**Exercise:** Return every line of the records below verbatim, with no pictures in the copy.

**Dataset records:**
================
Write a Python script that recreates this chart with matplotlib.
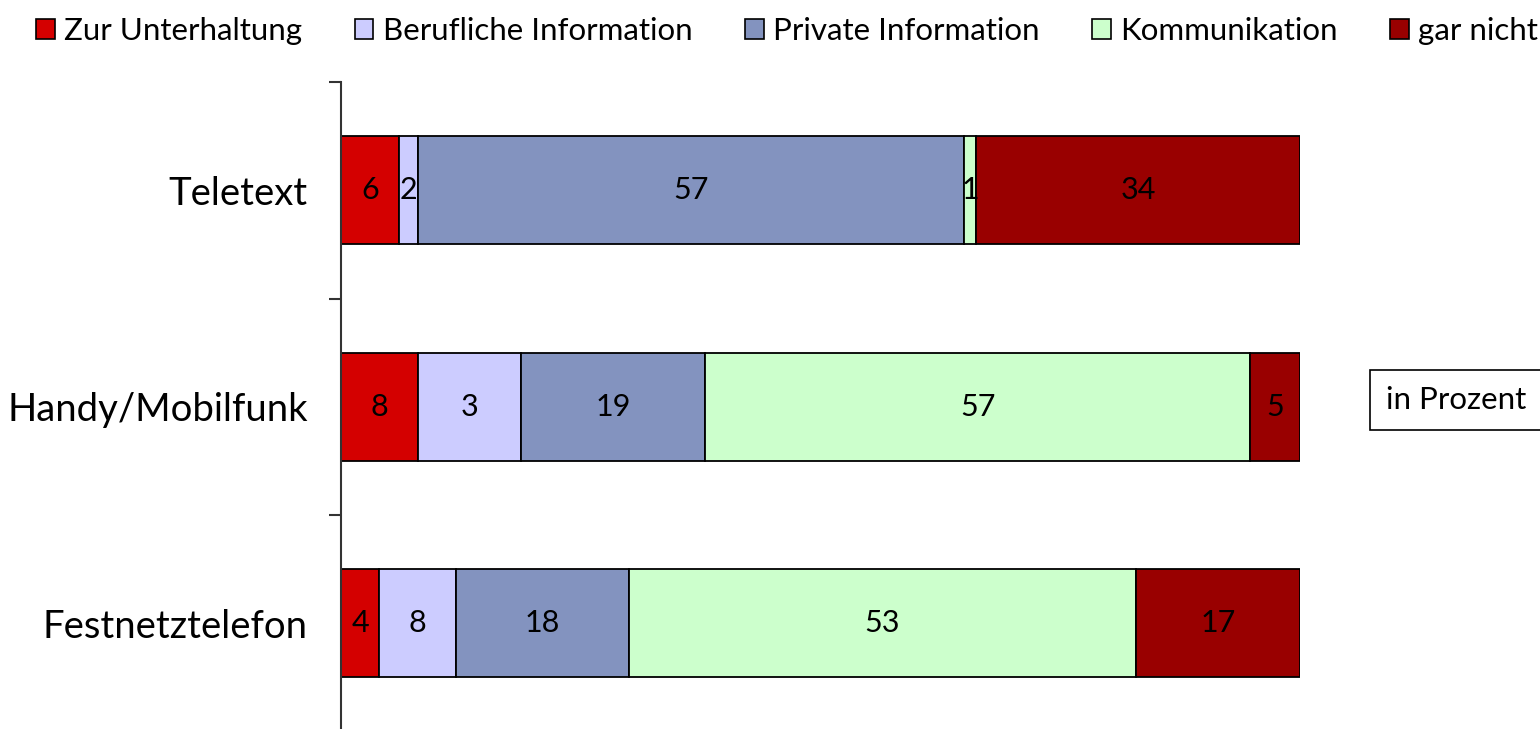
import numpy as np
import matplotlib
matplotlib.use("Agg")
import matplotlib.pyplot as plt
from matplotlib.patches import Patch

plt.rcParams['font.family'] = ['Lato', 'DejaVu Sans']

categories = ["Teletext", "Handy/Mobilfunk", "Festnetztelefon"]
series = ["Zur Unterhaltung", "Berufliche Information", "Private Information",
          "Kommunikation", "gar nicht"]
colors = ["#d40000", "#ccccff", "#8393bf", "#ccffcc", "#990000"]

# segment widths (share of bar) as drawn
widths = np.array([
    [6, 2, 57, 1.2, 33.8],
    [8, 10.8, 19.2, 56.8, 5.2],
    [4, 8, 18, 52.9, 17.1],
])
# printed labels
labels = [
    ["6", "2", "57", "1", "34"],
    ["8", "3", "19", "57", "5"],
    ["4", "8", "18", "53", "17"],
]

fig = plt.figure(figsize=(15.4, 7.29), dpi=100)
ax = fig.add_axes([341 / 1540, -2.5 / 729, 959 / 1540, 649.5 / 729])

y = np.arange(len(categories))
left = np.zeros(len(categories))
for j, name in enumerate(series):
    w = widths[:, j]
    ax.barh(y, w, left=left, height=0.5, color=colors[j],
            edgecolor="black", linewidth=1.3, label=name)
    for i in range(len(categories)):
        ax.text(left[i] + w[i] / 2, y[i], labels[i][j], ha="center", va="center",
                fontsize=22, color="black")
    left += w

ax.set_xlim(0, 100)
ax.set_ylim(2.5, -0.5)
ax.set_yticks(y)
ax.set_yticklabels(categories, fontsize=27.5)
ax.set_yticks([-0.5, 0.5, 1.5, 2.5], minor=True)
ax.tick_params(axis="y", which="major", length=0, pad=24)
ax.tick_params(axis="y", which="minor", length=9, width=1.5, color="#333333")
ax.set_xticks([])
for s in ["top", "right", "bottom"]:
    ax.spines[s].set_visible(False)
ax.spines["left"].set_linewidth(1.5)
ax.spines["left"].set_color("#333333")

handles = [Patch(facecolor=c, edgecolor="black", linewidth=1.2) for c in colors]
fig.legend(handles, series, loc="upper center", bbox_to_anchor=(0.511, 1.015),
           ncol=5, frameon=False, fontsize=22.5, handlelength=0.6, handleheight=0.6,
           handletextpad=0.3, columnspacing=1.68)

fig.text(1386 / 1540, 1 - 400 / 729, "in Prozent", fontsize=22.5, ha="left", va="center",
         bbox=dict(boxstyle="square,pad=0.5", facecolor="white", edgecolor="black",
                   linewidth=1.2))

fig.savefig("out.png", dpi=100)
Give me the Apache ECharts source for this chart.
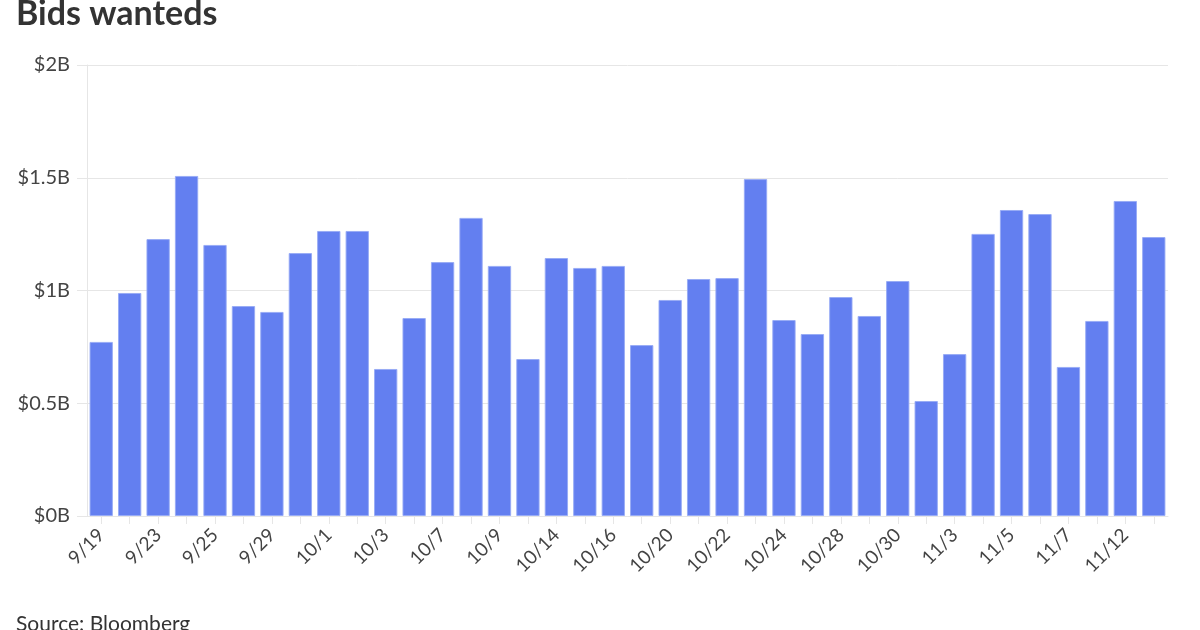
================
**Solved exercise:**
Write a Python script that recreates this chart with matplotlib.
import numpy as np
import matplotlib
matplotlib.use("Agg")
import matplotlib.pyplot as plt
from matplotlib.patches import Patch

plt.rcParams['font.family'] = ['Lato', 'DejaVu Sans']

categories = ["Teletext", "Handy/Mobilfunk", "Festnetztelefon"]
series = ["Zur Unterhaltung", "Berufliche Information", "Private Information",
          "Kommunikation", "gar nicht"]
colors = ["#d40000", "#ccccff", "#8393bf", "#ccffcc", "#990000"]

# segment widths (share of bar) as drawn
widths = np.array([
    [6, 2, 57, 1.2, 33.8],
    [8, 10.8, 19.2, 56.8, 5.2],
    [4, 8, 18, 52.9, 17.1],
])
# printed labels
labels = [
    ["6", "2", "57", "1", "34"],
    ["8", "3", "19", "57", "5"],
    ["4", "8", "18", "53", "17"],
]

fig = plt.figure(figsize=(15.4, 7.29), dpi=100)
ax = fig.add_axes([341 / 1540, -2.5 / 729, 959 / 1540, 649.5 / 729])

y = np.arange(len(categories))
left = np.zeros(len(categories))
for j, name in enumerate(series):
    w = widths[:, j]
    ax.barh(y, w, left=left, height=0.5, color=colors[j],
            edgecolor="black", linewidth=1.3, label=name)
    for i in range(len(categories)):
        ax.text(left[i] + w[i] / 2, y[i], labels[i][j], ha="center", va="center",
                fontsize=22, color="black")
    left += w

ax.set_xlim(0, 100)
ax.set_ylim(2.5, -0.5)
ax.set_yticks(y)
ax.set_yticklabels(categories, fontsize=27.5)
ax.set_yticks([-0.5, 0.5, 1.5, 2.5], minor=True)
ax.tick_params(axis="y", which="major", length=0, pad=24)
ax.tick_params(axis="y", which="minor", length=9, width=1.5, color="#333333")
ax.set_xticks([])
for s in ["top", "right", "bottom"]:
    ax.spines[s].set_visible(False)
ax.spines["left"].set_linewidth(1.5)
ax.spines["left"].set_color("#333333")

handles = [Patch(facecolor=c, edgecolor="black", linewidth=1.2) for c in colors]
fig.legend(handles, series, loc="upper center", bbox_to_anchor=(0.511, 1.015),
           ncol=5, frameon=False, fontsize=22.5, handlelength=0.6, handleheight=0.6,
           handletextpad=0.3, columnspacing=1.68)

fig.text(1386 / 1540, 1 - 400 / 729, "in Prozent", fontsize=22.5, ha="left", va="center",
         bbox=dict(boxstyle="square,pad=0.5", facecolor="white", edgecolor="black",
                   linewidth=1.2))

fig.savefig("out.png", dpi=100)
Give me the Apache ECharts source for this chart.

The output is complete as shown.